I’m already an iPhone/iPad/MacBook Air owner, so I’m sure that a headset of this kind from Apple might eventually open up all sorts of cross-pollination opportunities within the Apple ecosystem, similar to what Apple is currently doing on the entertainment front. For example, to complement For All Mankind, an Apple TV+ show that tells an alternate history of the space race between the US and the Soviet Union, Apple also offers a companion For All Mankind podcast, as well as a For All Mankind augmented reality experience that you can enjoy with your iPhone.
It’s not hard to see where a headset could fit into that same content equation, offering you a VR-style experience that lets you explore, say, the surface of the moon, or NASA’s Mission Control.
Apple gets my money when their VR headset arrives.
I have full confidence that this will happen.
It will kick off the avalanche and provide a secure market for indies. It will be like 2008 all over again.
— Anjin Games (Simon Gillespie) 🌟 (@anjin_games) March 29, 2021
As we noted in a post earlier today, Bloomberg got the Apple blogosphere fired up by reporting that Apple is “poised to announce a mixed reality headset, its first major new device since 2015.” Depending on which leak you put the most stock in, the Apple headset has been described as offering virtual reality and/or mixed reality, which are not the same things — terms which people may be lazily using here interchangeably.
“If history has taught us anything, it’s that Apple doesn’t go first in market, but somehow it manages to do it better,” tech blogger, vlogger, and startup adviser Hillel Fuld told me. “I expect the upcoming glasses to be no different and I wouldn’t be surprised if Apple’s entry into the AR world would be the beginning of this technology going mainstream.”

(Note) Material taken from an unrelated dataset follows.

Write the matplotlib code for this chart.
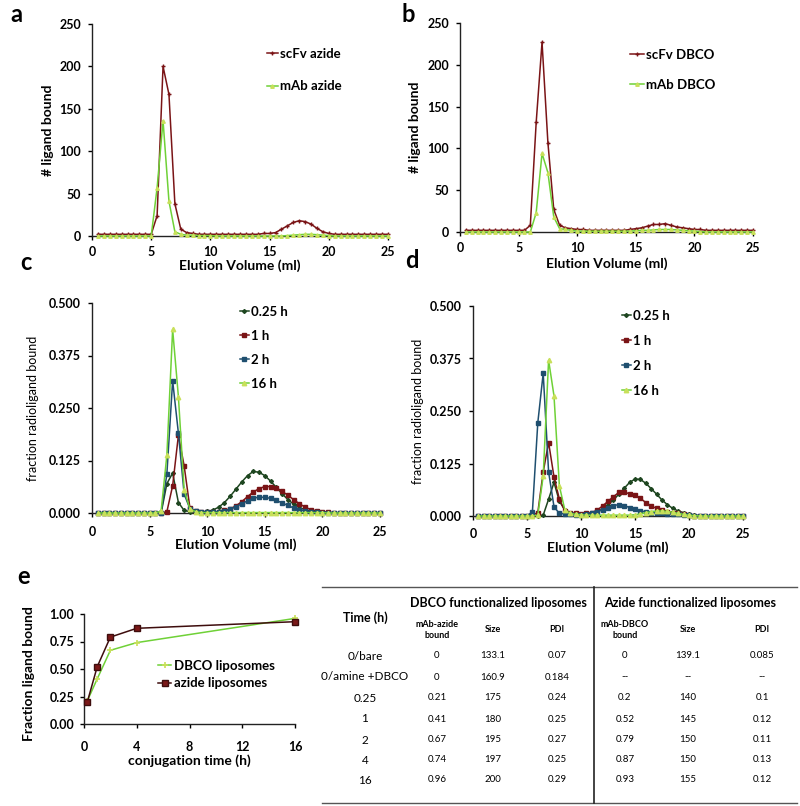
import numpy as np
import matplotlib
matplotlib.use('Agg')
from matplotlib import pyplot as plt
from matplotlib.lines import Line2D
from matplotlib.ticker import FormatStrFormatter

plt.rcParams['font.family'] = ['Lato', 'DejaVu Sans']

W, H = 800, 806

# elution volume grid (ml), one fraction every 0.5 ml
volume = np.arange(0.5, 25.01, 0.5)

# panel a: ligands bound per liposome, azide liposomes
scfv_azide = [2, 2, 2, 2, 2, 2, 2, 2, 2, 2,
              24, 200, 167, 38, 8, 4, 3, 2, 2, 2,
              2, 2, 2, 2, 2, 2, 2, 2, 3, 3,
              4, 8, 12, 16, 18, 17, 14, 9, 5, 3,
              2, 2, 2, 2, 2, 2, 2, 2, 2, 2]
mab_azide = [0, 0, 0, 0, 0, 0, 0, 0, 0, 0,
             57, 136, 41, 5, 2, 1, 1, 0.5, 0.5, 0.5,
             0, 0, 0, 0, 0, 0, 0, 0, 0, 0,
             0, 0, 0.5, 1, 1.5, 2, 2, 1.5, 1, 0.5,
             0, 0, 0, 0, 0, 0, 0, 0, 0, 0]

# panel b: DBCO liposomes
scfv_dbco = [2, 2, 2, 2, 2, 2, 2, 2, 2, 2,
             2, 8, 131, 227, 107, 27, 8, 5, 4, 3,
             3, 2, 2, 2, 2, 2, 2, 2, 3, 4,
             5, 7, 9, 9, 10, 8, 6, 5, 4, 3,
             3, 2, 2, 2, 2, 2, 2, 2, 2, 2]
mab_dbco = [0, 0, 0, 0, 0, 0, 0, 0, 0, 0,
            0, 0, 23, 94, 71, 18, 4, 3, 2, 1,
            1, 1, 1, 1, 1, 1, 1, 1, 1, 1.5,
            2, 2, 2.5, 3, 3, 3, 2.5, 2, 1.5, 1,
            0.5, 0, 0, 0, 0, 0, 0, 0, 0, 0]

# panel c: fraction radioligand bound, DBCO liposomes + mAb-azide
c_025h = [0, 0, 0, 0, 0, 0, 0, 0, 0, 0,
          0, 0, 0.07, 0.095, 0.025, 0.006, 0.003, 0.002, 0.002, 0.004,
          0.007, 0.014, 0.025, 0.04, 0.057, 0.074, 0.089, 0.099, 0.097, 0.089,
          0.076, 0.061, 0.046, 0.032, 0.021, 0.013, 0.008, 0.004, 0.002, 0.001,
          0, 0, 0, 0, 0, 0, 0, 0, 0, 0]
c_1h = [0, 0, 0, 0, 0, 0, 0, 0, 0, 0,
        0, 0, 0.003, 0.065, 0.185, 0.112, 0.012, 0.004, 0.002, 0.002,
        0.002, 0.003, 0.006, 0.01, 0.017, 0.027, 0.039, 0.05, 0.058, 0.063,
        0.063, 0.06, 0.052, 0.042, 0.032, 0.022, 0.014, 0.008, 0.005, 0.003,
        0.002, 0.001, 0, 0, 0, 0, 0, 0, 0, 0]
c_2h = [0, 0, 0, 0, 0, 0, 0, 0, 0, 0,
        0, 0, 0.093, 0.315, 0.19, 0.045, 0.01, 0.004, 0.002, 0.002,
        0.002, 0.003, 0.005, 0.009, 0.015, 0.022, 0.029, 0.035, 0.038, 0.037,
        0.035, 0.03, 0.024, 0.018, 0.012, 0.008, 0.005, 0.003, 0.002, 0.001,
        0, 0, 0, 0, 0, 0, 0, 0, 0, 0]
c_16h = [0, 0, 0, 0, 0, 0, 0, 0, 0, 0,
         0, 0.005, 0.138, 0.437, 0.277, 0.055, 0.01, 0.003, 0.001, 0.001,
         0.001, 0.001, 0.001, 0.001, 0.001, 0.001, 0.001, 0.001, 0.001, 0.001,
         0.001, 0.001, 0.001, 0.001, 0.001, 0.001, 0.001, 0.001, 0.001, 0.001,
         0, 0, 0, 0, 0, 0, 0, 0, 0, 0]

# panel d: fraction radioligand bound, azide liposomes + mAb-DBCO
d_025h = [0, 0, 0, 0, 0, 0, 0, 0, 0, 0,
          0, 0, 0.002, 0.04, 0.08, 0.035, 0.015, 0.008, 0.005, 0.004,
          0.005, 0.007, 0.01, 0.017, 0.027, 0.038, 0.052, 0.066, 0.08, 0.088,
          0.087, 0.078, 0.065, 0.052, 0.038, 0.027, 0.018, 0.012, 0.008, 0.004,
          0.002, 0.001, 0, 0, 0, 0, 0, 0, 0, 0]
d_1h = [0, 0, 0, 0, 0, 0, 0, 0, 0, 0,
        0.002, 0.008, 0.105, 0.175, 0.093, 0.04, 0.012, 0.008, 0.006, 0.005,
        0.006, 0.008, 0.014, 0.024, 0.035, 0.046, 0.056, 0.058, 0.052, 0.05,
        0.042, 0.032, 0.024, 0.018, 0.014, 0.01, 0.008, 0.006, 0.004, 0.002,
        0.001, 0, 0, 0, 0, 0, 0, 0, 0, 0]
d_2h = [0, 0, 0, 0, 0, 0, 0, 0, 0, 0,
        0.01, 0.222, 0.34, 0.105, 0.022, 0.006, 0.005, 0.004, 0.003, 0.003,
        0.004, 0.006, 0.01, 0.015, 0.02, 0.025, 0.027, 0.025, 0.02, 0.016,
        0.012, 0.01, 0.008, 0.007, 0.006, 0.005, 0.005, 0.004, 0.003, 0.002,
        0.001, 0, 0, 0, 0, 0, 0, 0, 0, 0]
d_16h = [0, 0, 0, 0, 0, 0, 0, 0, 0, 0,
         0, 0.002, 0.095, 0.371, 0.286, 0.071, 0.015, 0.006, 0.004, 0.003,
         0.002, 0.002, 0.002, 0.002, 0.002, 0.002, 0.002, 0.002, 0.002, 0.003,
         0.005, 0.008, 0.01, 0.012, 0.012, 0.011, 0.009, 0.006, 0.004, 0.002,
         0.001, 0, 0, 0, 0, 0, 0, 0, 0, 0]

# panel e: conjugation kinetics
conj_time = [0.25, 1, 2, 4, 16]
dbco_frac = [0.21, 0.41, 0.67, 0.74, 0.96]
azide_frac = [0.2, 0.52, 0.79, 0.87, 0.93]

# table
time_labels = ['0/bare', '0/amine +DBCO', '0.25', '1', '2', '4', '16']
dbco_bound = ['0', '0', '0.21', '0.41', '0.67', '0.74', '0.96']
dbco_size = ['133.1', '160.9', '175', '180', '195', '197', '200']
dbco_pdi = ['0.07', '0.184', '0.24', '0.25', '0.27', '0.25', '0.29']
azide_bound = ['0', '--', '0.2', '0.52', '0.79', '0.87', '0.93']
azide_size = ['139.1', '--', '140', '145', '150', '150', '155']
azide_pdi = ['0.085', '--', '0.1', '0.12', '0.11', '0.13', '0.12']

RED = '#7a1416'
GREEN = '#6fd137'
GREEN_MK = '#c8e05a'
BLUE = '#1f4f6f'
DKGREEN = '#1e4620'


def fx(x):
    return x / W


def fy(y):
    return 1 - y / H


def makeAxes(left, top, right, bottom):
    return fig.add_axes([fx(left), fy(bottom), (right - left) / W, (bottom - top) / H])


def styleAxes(ax, xpad=4.5, ypad=5):
    for side in ['top', 'right']:
        ax.spines[side].set_visible(False)
    for side in ['left', 'bottom']:
        ax.spines[side].set_color('#222222')
        ax.spines[side].set_linewidth(1.0)
    ax.tick_params(axis='x', direction='out', length=3, width=1, pad=xpad, labelsize=9)
    ax.tick_params(axis='y', direction='out', length=3, width=1, pad=ypad, labelsize=9)
    for lab in ax.get_xticklabels() + ax.get_yticklabels():
        lab.set_fontweight('bold')


def setLabels(ax, xlabel, xl_y, ylabel, yl_x, yl_y=0.5, ybold=True):
    ax.set_xlabel(xlabel, fontsize=10, fontweight='bold')
    ax.xaxis.set_label_coords(0.5, xl_y)
    ax.xaxis.label.set_verticalalignment('center')
    ax.set_ylabel(ylabel, fontsize=10 if ybold else 9,
                  fontweight='bold' if ybold else 'normal')
    ax.yaxis.set_label_coords(yl_x, yl_y)
    ax.yaxis.label.set_verticalalignment('center')


def placeLegend(ax, left, top, hlen, spacing, fs=9.5):
    ax.legend(loc='upper left', bbox_to_anchor=(fx(left), fy(top)),
              bbox_transform=fig.transFigure, frameon=False, borderpad=0,
              borderaxespad=0, handlelength=hlen, handletextpad=0.2,
              labelspacing=spacing, prop={'weight': 'bold', 'size': fs})


fig = plt.figure(figsize=(W / 100, H / 100), dpi=100)

# ---- panel a
ax_a = makeAxes(92, 24, 388, 236)
ax_a.plot(volume, scfv_azide, color=RED, lw=1.1, marker='+', ms=3.5,
          mew=1, label='scFv azide', clip_on=False, zorder=3)
ax_a.plot(volume, mab_azide, color=GREEN, lw=1.1, marker='^', ms=2.5,
          mfc=GREEN_MK, mec=GREEN_MK, label='mAb azide', clip_on=False, zorder=3)
ax_a.set_xlim(0, 25)
ax_a.set_ylim(0, 250)
ax_a.set_xticks([0, 5, 10, 15, 20, 25])
ax_a.set_yticks([0, 50, 100, 150, 200, 250])
styleAxes(ax_a)
setLabels(ax_a, 'Elution Volume (ml)', -0.142, '# ligand bound', -0.149)
placeLegend(ax_a, 267, 48, 0.8, 1.55)

# ---- panel b
ax_b = makeAxes(460, 23, 753, 232)
ax_b.plot(volume, scfv_dbco, color=RED, lw=1.1, marker='+', ms=3.5,
          mew=1, label='scFv DBCO', clip_on=False, zorder=3)
ax_b.plot(volume, mab_dbco, color=GREEN, lw=1.1, marker='^', ms=2.5,
          mfc=GREEN_MK, mec=GREEN_MK, label='mAb DBCO', clip_on=False, zorder=3)
ax_b.set_xlim(0, 25)
ax_b.set_ylim(0, 250)
ax_b.set_xticks([0, 5, 10, 15, 20, 25])
ax_b.set_yticks([0, 50, 100, 150, 200, 250])
styleAxes(ax_b)
setLabels(ax_b, 'Elution Volume (ml)', -0.153, '# ligand bound', -0.154)
placeLegend(ax_b, 630, 49, 1.05, 1.35)

# ---- panels c and d
series_cd = [
    ('0.25 h', DKGREEN, 'D', 2.0, DKGREEN),
    ('1 h', RED, 's', 3.2, RED),
    ('2 h', BLUE, 's', 3.2, BLUE),
    ('16 h', GREEN, '^', 3.2, GREEN_MK),
]

ax_c = makeAxes(92, 303, 380, 513)
for (lab, col, mk, ms, mfc), vals in zip(series_cd, [c_025h, c_1h, c_2h, c_16h]):
    ax_c.plot(volume, vals, color=col, lw=1.1, marker=mk, ms=ms, mfc=mfc,
              mec=mfc, label=lab, clip_on=False, zorder=3)
ax_d = makeAxes(473, 306, 743, 516)
for (lab, col, mk, ms, mfc), vals in zip(series_cd, [d_025h, d_1h, d_2h, d_16h]):
    ax_d.plot(volume, vals, color=col, lw=1.1, marker=mk, ms=ms, mfc=mfc,
              mec=mfc, label=lab, clip_on=False, zorder=3)

for ax in [ax_c, ax_d]:
    ax.set_xlim(0, 25)
    ax.set_ylim(0, 0.5)
    ax.set_xticks([0, 5, 10, 15, 20, 25])
    ax.set_yticks([0, 0.125, 0.25, 0.375, 0.5])
    ax.yaxis.set_major_formatter(FormatStrFormatter('%.3f'))
    styleAxes(ax, xpad=6)

setLabels(ax_c, 'Elution Volume (ml)', -0.152, 'fraction radioligand bound', -0.205, ybold=False)
setLabels(ax_d, 'Elution Volume (ml)', -0.152, 'fraction radioligand bound', -0.204, ybold=False)
placeLegend(ax_c, 240, 306, 0.65, 0.9)
placeLegend(ax_d, 622, 310, 0.65, 0.98)

# ---- panel e
ax_e = makeAxes(84, 614, 295, 724)
ax_e.plot(conj_time, dbco_frac, color=GREEN, lw=1.1, marker='+', ms=4, mew=1.2,
          mec=GREEN_MK, label='DBCO liposomes', clip_on=False, zorder=3)
ax_e.plot(conj_time, azide_frac, color='#3e0d0d', lw=1.1, marker='s', ms=4,
          mfc='#7a1818', mec='#3e0d0d', label='azide liposomes', clip_on=False, zorder=3)
ax_e.set_xlim(0, 16)
ax_e.set_ylim(0, 1)
ax_e.set_xticks([0, 4, 8, 12, 16])
ax_e.set_yticks([0, 0.25, 0.5, 0.75, 1.0])
ax_e.yaxis.set_major_formatter(FormatStrFormatter('%.2f'))
styleAxes(ax_e, xpad=9, ypad=4)
setLabels(ax_e, 'conjugation time (h)', -0.336, 'Fraction ligand bound', -0.26, yl_y=0.46)
placeLegend(ax_e, 158, 660, 1.0, 0.4)

# panel letters
for letter, x, y in [('a', 10, 14), ('b', 402, 14), ('c', 20, 262),
                     ('d', 405, 260), ('e', 17, 577)]:
    fig.text(fx(x), fy(y), letter, fontsize=17, fontweight='bold',
             ha='left', va='center')

# ---- table
line_kw = dict(color='#555555', lw=1.0, transform=fig.transFigure)
fig.add_artist(Line2D([fx(322), fx(797)], [fy(587), fy(587)], **line_kw))
fig.add_artist(Line2D([fx(322), fx(797)], [fy(803), fy(803)], **line_kw))
fig.add_artist(Line2D([fx(594), fx(594)], [fy(587), fy(803)], color='#222222',
                      lw=1.2, transform=fig.transFigure))

fig.text(fx(498), fy(603), 'DBCO functionalized liposomes', fontsize=9,
         fontweight='bold', ha='center', va='center')
fig.text(fx(690), fy(603), 'Azide functionalized liposomes', fontsize=9,
         fontweight='bold', ha='center', va='center')
fig.text(fx(365), fy(618), 'Time (h)', fontsize=9, fontweight='bold',
         ha='center', va='center')

col_x = [437, 493, 557, 625, 688, 762]
sub_headers = ['mAb-azide\nbound', 'Size', 'PDI', 'mAb-DBCO\nbound', 'Size', 'PDI']
for x, txt in zip(col_x, sub_headers):
    fig.text(fx(x), fy(630), txt, fontsize=6.5, fontweight='bold',
             ha='center', va='center', linespacing=1.3)

row_y = [656, 677, 698, 719, 740, 760, 780]
columns = [dbco_bound, dbco_size, dbco_pdi, azide_bound, azide_size, azide_pdi]
for i, y in enumerate(row_y):
    fig.text(fx(365), fy(y), time_labels[i], fontsize=8.5, ha='center', va='center')
    for x, col in zip(col_x, columns):
        fig.text(fx(x), fy(y), col[i], fontsize=7, ha='center', va='center')

fig.savefig('out.png', dpi=100)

Ming-Chi Kuo, the most accurate Apple leaker in the world, has previously said the headset will carry a very Apple-like price tag. Which is to say, a it won’t be for cheapskates (around $1,000). It becomes a question of, once you’ve decided to go down the VR/MR road, whether Facebook’s offering is good enough — or whether it’s worth it to you to pay Apple for a more premium experience that also has the benefit of not locking you deeper into the web of one of the most hated companies on the planet.
I’ve found myself coming around to the possibility of these headsets not being super-expensive, barely-useful toys a la something like Google Glass. For me, the travel-focused experiences are definitely the most attractive element right now. Hopefully, whatever Apple is cooking up in this department can satisfy this kind of interest in customers like me, because the Oculus Quest 2 certainly has some fantastic, well-regarded apps and experiences along these lines at the moment.